Cardiff, it seems, yearn for the rarified atmosphere of the top level, but as soon as they get there they choke. With Swansea City failing to reach the play-offs, it means that for the first time in eight years there will be no Welsh representation in the Premier League next season.
But as Cardiff prepare to go in search of their third promotion in eight seasons, both goalkeeper Neil Etheridge and winger Nathanial Mendez-Laing believe their best bet is to stick with Warnock.
“It’s massively important he remains,” said Mendez-Laing, a typical jewel in the rough Warnock signing who arrived on a free transfer from Rochdale.
“He pulls together everyone throughout the club, he’s got a good relationship with the players, and he’s won eight promotions.
“He knows the Championship better than anybody. If we does stay, I don’t think there’s anyone better to get a team back out of there.
“On a personal level, when I first came here he pulled me aside a lot and spoke to me on my own. His man-management with me was very good.
“I felt he gave me confidence when I needed it – on and off the pitch. Off the pitch, he’s been there for me as well. The relationship he has with his players works wonders for what happens on the pitch.”
Those eight promotions are more than anyone else has achieved in the professional leagues. But, like the club he manages, Warnock finds the difficulty starts when the journey ends and he reaches his destination.
His spells in the Premier League with Sheffield United, QPR, Palace and now Cardiff have all ended with him either him losing his job or the clubs he was in charge of being relegated.
At all four he could point to circumstances that conspired against him, starting with the Carlos Tevez controversy at West Ham in 2007 and its subsequent effect on Sheffield United on the final day of the season.

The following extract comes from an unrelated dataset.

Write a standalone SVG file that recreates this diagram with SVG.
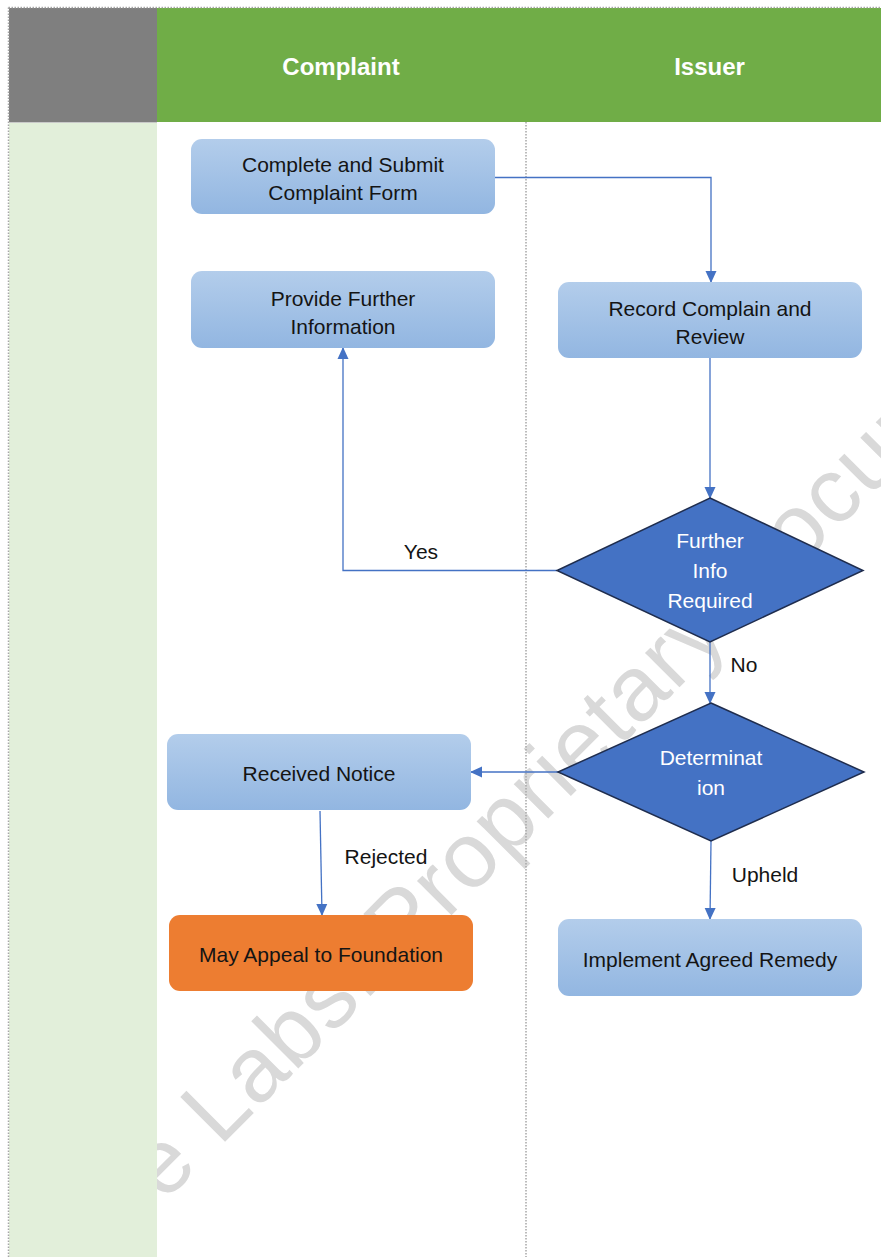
<svg xmlns="http://www.w3.org/2000/svg" width="881" height="1257" viewBox="0 0 881 1257">
  <style>
    .hdr { font-family: "Liberation Sans", Arial, sans-serif; font-size: 24px; font-weight: bold; fill: #ffffff; text-anchor: middle; }
    .box { fill: url(#boxFill); }
    .txt { font-family: "Liberation Sans", Arial, sans-serif; font-size: 21px; fill: #141414; text-anchor: middle; }
    .dtxt { font-family: "Liberation Sans", Arial, sans-serif; font-size: 21px; fill: #ffffff; text-anchor: middle; }
    .lbl { font-family: "Liberation Sans", Arial, sans-serif; font-size: 21px; fill: #141414; text-anchor: middle; }
    .diamond { fill: #4472C4; stroke: #1F2D4E; stroke-width: 1.5; }
    .conn { fill: none; stroke: #4472C4; stroke-width: 1.3; }
    .grid { stroke: #A6A6A6; stroke-width: 1.5; stroke-dasharray: 1.5 1.5; fill: none; }
    .wm { font-family: "Liberation Sans", Arial, sans-serif; font-size: 92px; fill: #D9D9D9; }
  </style>
  <defs>
    <linearGradient id="boxFill" x1="0" y1="0" x2="0" y2="1">
      <stop offset="0" stop-color="#B3CDEB"/>
      <stop offset="1" stop-color="#92B6E1"/>
    </linearGradient>
    <marker id="arrow" viewBox="0 0 12 12" refX="11" refY="6" markerWidth="12" markerHeight="12" markerUnits="userSpaceOnUse" orient="auto">
      <path d="M0,0.5 L12,6 L0,11.5 Z" fill="#4472C4"/>
    </marker>
  </defs>

  <!-- page -->
  <rect x="0" y="0" width="881" height="1257" fill="#ffffff"/>

  <!-- background watermark -->
  <g id="watermark" transform="translate(216.7,1150) rotate(-45)">
    <text class="wm" x="-75" y="0" textLength="1258" lengthAdjust="spacing">e Labs. Proprietary Document</text>
  </g>

  <!-- swimlane frame -->
  <g id="lanes">
    <rect x="9" y="8" width="148" height="114" fill="#7F7F7F"/>
    <rect x="157" y="8" width="724" height="114" fill="#70AD47"/>
    <rect x="9" y="122" width="148" height="1135" fill="#E2EFDA"/>
    <line class="grid" x1="8.5" y1="7.5" x2="881" y2="7.5"/>
    <line class="grid" x1="8.5" y1="7.5" x2="8.5" y2="1257"/>
    <line class="grid" x1="526" y1="122" x2="526" y2="1257"/>
    <line x1="9" y1="122.5" x2="157" y2="122.5" stroke="#C9C9C9" stroke-width="1"/>
    <text class="hdr" x="341" y="74.5">Complaint</text>
    <text class="hdr" x="709.5" y="74.5">Issuer</text>
  </g>

  <!-- connectors -->
  <g id="connectors">
    <path class="conn" d="M495,177.5 H711 V282" marker-end="url(#arrow)"/>
    <path class="conn" d="M710,358 V498" marker-end="url(#arrow)"/>
    <path class="conn" d="M557,570.5 H343 V348" marker-end="url(#arrow)"/>
    <path class="conn" d="M710,642 V703" marker-end="url(#arrow)"/>
    <path class="conn" d="M558,772 H471" marker-end="url(#arrow)"/>
    <path class="conn" d="M320,811 L322,915" marker-end="url(#arrow)"/>
    <path class="conn" d="M711,841 L710,919" marker-end="url(#arrow)"/>
    <text class="lbl" x="421" y="558.5">Yes</text>
    <text class="lbl" x="744" y="671.5">No</text>
    <text class="lbl" x="386" y="863.5">Rejected</text>
    <text class="lbl" x="765" y="881.5">Upheld</text>
  </g>

  <!-- nodes -->
  <g id="submit-form">
    <rect class="box" x="191" y="139" width="304" height="75" rx="11"/>
    <text class="txt" x="343" y="171.5">Complete and Submit</text>
    <text class="txt" x="343" y="199.5">Complaint Form</text>
  </g>
  <g id="provide-info">
    <rect class="box" x="191" y="271" width="304" height="77" rx="11"/>
    <text class="txt" x="343" y="305.5">Provide Further</text>
    <text class="txt" x="343" y="333.5">Information</text>
  </g>
  <g id="record-review">
    <rect class="box" x="558" y="282" width="304" height="76" rx="11"/>
    <text class="txt" x="710" y="315.5">Record Complain and</text>
    <text class="txt" x="710" y="343.5">Review</text>
  </g>
  <g id="further-info">
    <polygon class="diamond" points="710,498 863,570.5 710,642 557,570.5"/>
    <text class="dtxt" x="710" y="547.5">Further</text>
    <text class="dtxt" x="710" y="577.5">Info</text>
    <text class="dtxt" x="710" y="607.5">Required</text>
  </g>
  <g id="determination">
    <polygon class="diamond" points="711,703 864,772 711,841 558,772"/>
    <text class="dtxt" x="711" y="764.5">Determinat</text>
    <text class="dtxt" x="711" y="794.5">ion</text>
  </g>
  <g id="received-notice">
    <rect class="box" x="167" y="734" width="304" height="76" rx="11"/>
    <text class="txt" x="319" y="780.5">Received Notice</text>
  </g>
  <g id="appeal">
    <rect x="169" y="915" width="304" height="76" rx="11" fill="#ED7D31"/>
    <text class="txt" x="321" y="961.5">May Appeal to Foundation</text>
  </g>
  <g id="remedy">
    <rect class="box" x="558" y="919" width="304" height="77" rx="11"/>
    <text class="txt" x="710" y="966.5">Implement Agreed Remedy</text>
  </g>
</svg>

None, however, have proved as emotionally draining as the Emiliano Sala tragedy at Cardiff this season. The club’s record #15m signing was meant to supply the goals to keep Cardiff up after joining in January, but his death in a plane crash was described by Warnock as the most difficult thing he has had to deal with in 40 years of management.
The manager’s links with the agent who brokered the deal, Willie McKay – and the chain of events surrounding the transfer – may yet have an influence over whether Tan decides to stick with Warnock, but Mendez-Laing insists that from the squad’s perspective their boss did everything that could be expected.
It was, says Mendez-Laing, a time when their admiration for Warnock improved rather than diminished.
“When he came into training, I know there were times when he was not feeling his best,” he added.
“But he always put a smile on his face and got on with his job. He was there for the boys. We talked and support was offered for anyone who needed it.
“All those little things show why it’s so important he’s here again next season.”
Etheridge – whose shot-stopping has alerted a number of Premier League clubs and who made a world class save to deny Palace’s Michy Batchuayi a second goal – is another avowed Warnock admirer.
“He’s had a lot of faith in me and he’s turned my career around,” said Etheridge, who was signed by Warnock from Walsall, again for a round figure – nothing.
“He’s a fantastic man-manager, he knows exactly what to do. He’s been in the game long enough to know what players need – whether it’s a kick up the backside or an arm around them.
“As players we want him to stay, but that’s something he’ll reflect on this summer.”
Roy Hodgson – the Palace manager who is of similar vintage to Warnock, but a different temperament – also thinks the Cardiff manager deserves recognition of the job he has done in the most difficult circumstances.
“The fighting spirit they’ve shown to try to maintain their place in the league, that’s been well documented and most people have paid tribute to the fact the club did its very, very best and the players did their very best,” said Hodgson.
“Of course, the Emiliano Sala situation, everyone in football feels enormous sympathy to lose a player in such tragic circumstances.
“To have to deal with everything that comes afterwards – that takes a lot out of the manager, I’m sure the players as well, and in particular the whole of the club.”
But Hodgson thinks Cardiff should stick with Warnock if they feel he’s the best man for the job and not just because he’s been around for longer than most.
“Experience per se isn’t of much use to you if it’s not linked with some degree of competence and something which the team needs from you in terms of your management, leadership and coaching ability.
“I’ve got to say, I would never champion people on the basis of experience alone because being in football a long time does not make you necessarily good at it.
“Hopefully, what we are able to bring is what our clubs have needed at this particular moment in time. I guess we can both be satisfied with that, Neil and I.”